Despite being the beginning to yet another crazy week, some really awesome steps were taken today at the house.
The guys from Solar Midwest came this morning and installed the Solatube skylights. I wasn't at all familiar with solar tubes, beyond a basic conceptual basis - but these are one of the greatest innovations for the effort, and I look forward to seeing more of them used in green building.
Installation was simple and went quickly. The solar tube is basically a little plastic bubble that sits on the roof, collecting light, sending that light down the inside of a mirrored tube, to a diffuser that is in the ceiling of your desired room. The diffuser is fairly inconspicuous, it's just directing the light to be a more broad, diffused light around the room rather than a little round bright spot on the floor.
Installation was basically making a whole in the roof, very similar to standard vent installation. Then making the necessary holes in the floor of the first floor. The roof-top portion of the unit has flashing, which slides up underneath the adjacent roof shingles. This creates a water-tight seal, exactly like the flashing around a chimney or other vent.
The most fun part of the whole thing was the finally connection, which allowed the sunlight to begin flooding into the basement room. Looking straight up the tube before the diffuser was attached was like looking into a bright, mirrored kaleidoscope of the sky.
The difference in light, most noticeably in the basement (which had been a little dungeon-like) is spectacular - the fixture uses parabolic mirrors to bring daylight indoors - that dark corner is now awash in natural daylight as long as the sun or moon shine.
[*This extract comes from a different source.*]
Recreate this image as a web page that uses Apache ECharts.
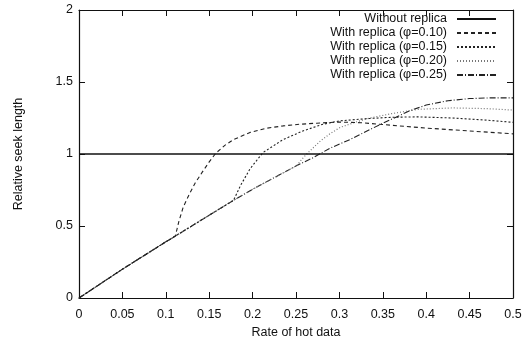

All-in-all, Solatubes get my vote as necessary additions to any home. The benefits of natural light, as anyone with adequately windowed rooms or a skylight knows, are manifold. Having that benefit directed to the room you want, even several floors down, is excellent. They can even come with dampers to shut out the light when you don't want it, or a light fixture built-in to allow it to serve as the main light fixture in the room. They can even rig them up with exhaust fans, so that one fixture can light and ventilate a bathroom.